This afternoon I printed out my first Groupon coupon -- $20 off $40 worth of food and drink from a local restaurant - and was both surprised and a bit irritated to see fine print that I hadn't seen when I agreed to the deal a few weeks ago.
In looking at the printed coupon, I noticed a caveat - in bold type - that I was quite certain had not been present when I bought in: "Not valid for alcohol."
Not valid for alcohol? How could I have missed that? I couldn't possibly have missed that. Trust me, there's no way I would have missed that.
It would be as though I had missed "Bring your own silverware." Nope, someone at Groupon or the restaurant was pulling the old bait and switch.
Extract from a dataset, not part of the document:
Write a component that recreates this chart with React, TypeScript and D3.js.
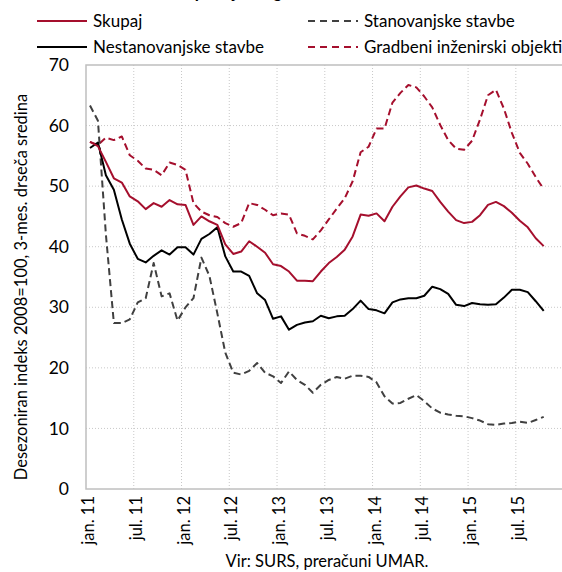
import React from "react";
import * as d3 from "d3";

const tickLabels = ["jan. 11", "jul. 11", "jan. 12", "jul. 12", "jan. 13", "jul. 13", "jan. 14", "jul. 14", "jan. 15", "jul. 15"];
const yTicks = [0, 10, 20, 30, 40, 50, 60, 70];

const skupaj = [57.3, 56.6, 54.0, 51.3, 50.6, 48.3, 47.5, 46.2, 47.2, 46.6, 47.7, 47.0, 46.9, 43.6, 45.0, 44.2, 43.6, 40.4, 38.8, 39.2,
  40.9, 40.0, 39.0, 37.1, 36.8, 35.9, 34.4, 34.4, 34.3, 35.9, 37.3, 38.3, 39.5, 41.7, 45.3, 45.1, 45.5, 44.2, 46.6, 48.3,
  49.8, 50.1, 49.6, 49.2, 47.4, 45.8, 44.4, 43.9, 44.1, 45.2, 46.9, 47.4, 46.7, 45.6, 44.3, 43.2, 41.4, 40.1];
const nestanovanjske = [56.3, 57.2, 51.8, 49.4, 44.5, 40.5, 38.0, 37.4, 38.5, 39.4, 38.7, 39.9, 39.9, 38.7, 41.3, 42.1, 43.2, 38.4, 35.9, 35.9,
  35.2, 32.3, 31.2, 28.1, 28.5, 26.3, 27.1, 27.5, 27.7, 28.6, 28.2, 28.5, 28.6, 29.7, 31.1, 29.7, 29.5, 29.0, 30.8, 31.3,
  31.5, 31.5, 31.9, 33.4, 33.0, 32.2, 30.4, 30.2, 30.7, 30.5, 30.4, 30.5, 31.6, 32.9, 32.9, 32.5, 31.0, 29.4];
const stanovanjske = [63.3, 60.8, 42.0, 27.4, 27.4, 28.0, 30.8, 31.5, 37.3, 31.8, 32.3, 27.8, 30.0, 31.5, 38.2, 35.2, 29.0, 22.5, 19.2, 18.9,
  19.5, 20.8, 19.2, 18.6, 17.5, 19.4, 18.0, 17.2, 15.9, 17.2, 18.0, 18.5, 18.2, 18.7, 18.7, 18.5, 17.6, 15.3, 14.1, 14.2,
  14.9, 15.5, 14.5, 13.3, 12.6, 12.3, 12.1, 12.0, 11.7, 11.3, 10.7, 10.6, 10.8, 10.9, 11.1, 10.9, 11.4, 11.9];
const gradbeni = [57.3, 56.8, 58.0, 57.6, 58.2, 55.1, 54.2, 52.9, 52.7, 51.8, 53.9, 53.5, 52.7, 47.2, 45.8, 45.2, 44.9, 43.9, 43.3, 43.9,
  47.2, 46.9, 46.1, 45.2, 45.5, 45.3, 42.2, 41.8, 41.2, 42.7, 44.5, 46.3, 48.0, 50.8, 55.6, 56.5, 59.5, 59.5, 63.8, 65.4,
  66.7, 66.3, 64.8, 63.0, 60.1, 57.6, 56.2, 56.0, 57.5, 61.0, 65.0, 65.9, 62.8, 58.8, 55.5, 53.7, 51.5, 49.5];

const RED = "#A50F2D";
const GREY = "#404040";
const GRID = "#C8C8C8";
const FONT = "Lato, 'Open Sans', sans-serif";

const monthSlots = 60;
const left = 86, top = 65, bottom = 489, monthW = 7.96;

export default function App() {
  const x = d3.scaleLinear().domain([0, monthSlots]).range([left, left + monthSlots * monthW]);
  const y = d3.scaleLinear().domain([0, 70]).range([bottom, top]);
  const line = d3.line<number>().x((_, i) => x(i + 0.5)).y((d) => y(d));

  const series = [
    { data: gradbeni, color: RED, dash: "7,4" },
    { data: stanovanjske, color: GREY, dash: "7,4" },
    { data: nestanovanjske, color: "#000", dash: null },
    { data: skupaj, color: RED, dash: null },
  ];

  const legend = [
    { name: "Skupaj", color: RED, dash: null, lx: 37, ly: 21 },
    { name: "Nestanovanjske stavbe", color: "#000", dash: null, lx: 37, ly: 47 },
    { name: "Stanovanjske stavbe", color: GREY, dash: "7,5", lx: 308, ly: 21 },
    { name: "Gradbeni inženirski objekti", color: RED, dash: "7,5", lx: 308, ly: 47 },
  ];

  const right = x(monthSlots);

  return (
    <svg width={562} height={572} style={{ position: "absolute", left: 0, top: 0, background: "#fff" }} fontFamily={FONT}>
      <text x={112} y={-2} fontSize={17} fontWeight="bold" fill="#000">Vrednost opravljenih gradbenih del</text>
      {yTicks.filter((t) => t > 0 && t < 70).map((t) => (
        <line key={"gy" + t} x1={left} x2={right} y1={y(t)} y2={y(t)} stroke={GRID} strokeWidth={1} strokeDasharray="1,2" />
      ))}
      {tickLabels.map((_, k) => k > 0 ? (
        <line key={"gx" + k} x1={x(k * 6)} x2={x(k * 6)} y1={top} y2={bottom} stroke={GRID} strokeWidth={1} strokeDasharray="1,2" />
      ) : null)}
      <rect x={left} y={top} width={right - left} height={bottom - top} fill="none" stroke="#BFBFBF" strokeWidth={1.5} />
      {series.map((s, i) => (
        <path key={i} d={line(s.data) || ""} fill="none" stroke={s.color} strokeWidth={2}
          strokeDasharray={s.dash || undefined} strokeLinejoin="round" />
      ))}
      {yTicks.map((t) => (
        <text key={"yl" + t} x={69} y={y(t)} dy="0.35em" textAnchor="end" fontSize={17.5} fill="#000">{t}</text>
      ))}
      {tickLabels.map((lab, k) => (
        <text key={"xl" + lab} transform={`translate(${x(k * 6 + 0.5) + 4},496) rotate(-90)`} textAnchor="end"
          fontSize={16.5} fill="#000">{lab}</text>
      ))}
      <text transform="translate(27,287) rotate(-90)" textAnchor="middle" fontSize={16.5} fill="#000">
        Desezoniran indeks 2008=100, 3-mes. drseča sredina
      </text>
      <text x={327} y={567} textAnchor="middle" fontSize={16.5} fill="#000">Vir: SURS, preračuni UMAR.</text>
      {legend.map((l) => (
        <g key={l.name}>
          <line x1={l.lx} x2={l.lx + 50} y1={l.ly} y2={l.ly} stroke={l.color} strokeWidth={2} strokeDasharray={l.dash || undefined} />
          <text x={l.lx + 56} y={l.ly} dy="0.35em" fontSize={17} fill="#000">{l.name}</text>
        </g>
      ))}
    </svg>
  );
}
Life's short, though, and I had already decided to let it slide, when an hour or so later this e-mail arrives in my inbox:
We are writing to inform you of an important change regarding your Groupon Purchase for Fresco's Italian Restaurant.
When we first offered this deal, it was advertised as valid for both food and alcohol. We recently received notification from the State of Massachusetts that Groupons cannot be used toward the purchase of alcoholic drinks and beverages, so these Groupons can no longer be used towards alcohol. We have already updated the Fine Print to reflect this. We understand how disappointing it is to make this kind of change to a great deal after it has closed and we are sincerely sorry for any inconvenience this causes. Fortunately, these businesses are still more than happy to honor your Groupon in full for any of the food items on their menus.
Of course, if you would like a refund for your Groupon based on this new information, please email us at firstname.lastname@example.org and we'll make sure you get your money back. Though we hate it when something like this happens, you can always count on us to have your back and make sure you're getting what you paid for, or a complete refund. If you have already redeemed one of these Groupons or still plan to use it on food, then you do not need to do anything else.
Director of Customer Experience
It makes perfect sense that blame for the mix-up would belong to the state of Massachusetts, which has long made a sport of imposing puritanical and nonsensical laws governing alcoholic beverages. (For example, most grocery stores are not allowed to sell beer and wine, and, all purveyors of alcohol are prohibited from selling or pouring before noon on Sundays. ... It used to be a lot worse.)
But no harm, no foul. My tab for food alone is bound to exceed $40, unless I designate a couple of the kids to stay home, so I would be paying for drinks out of pocket irrespective of the state meddling.
Of course, that doesn't mean I think the company is worth $25 billion. That's just plain nuts.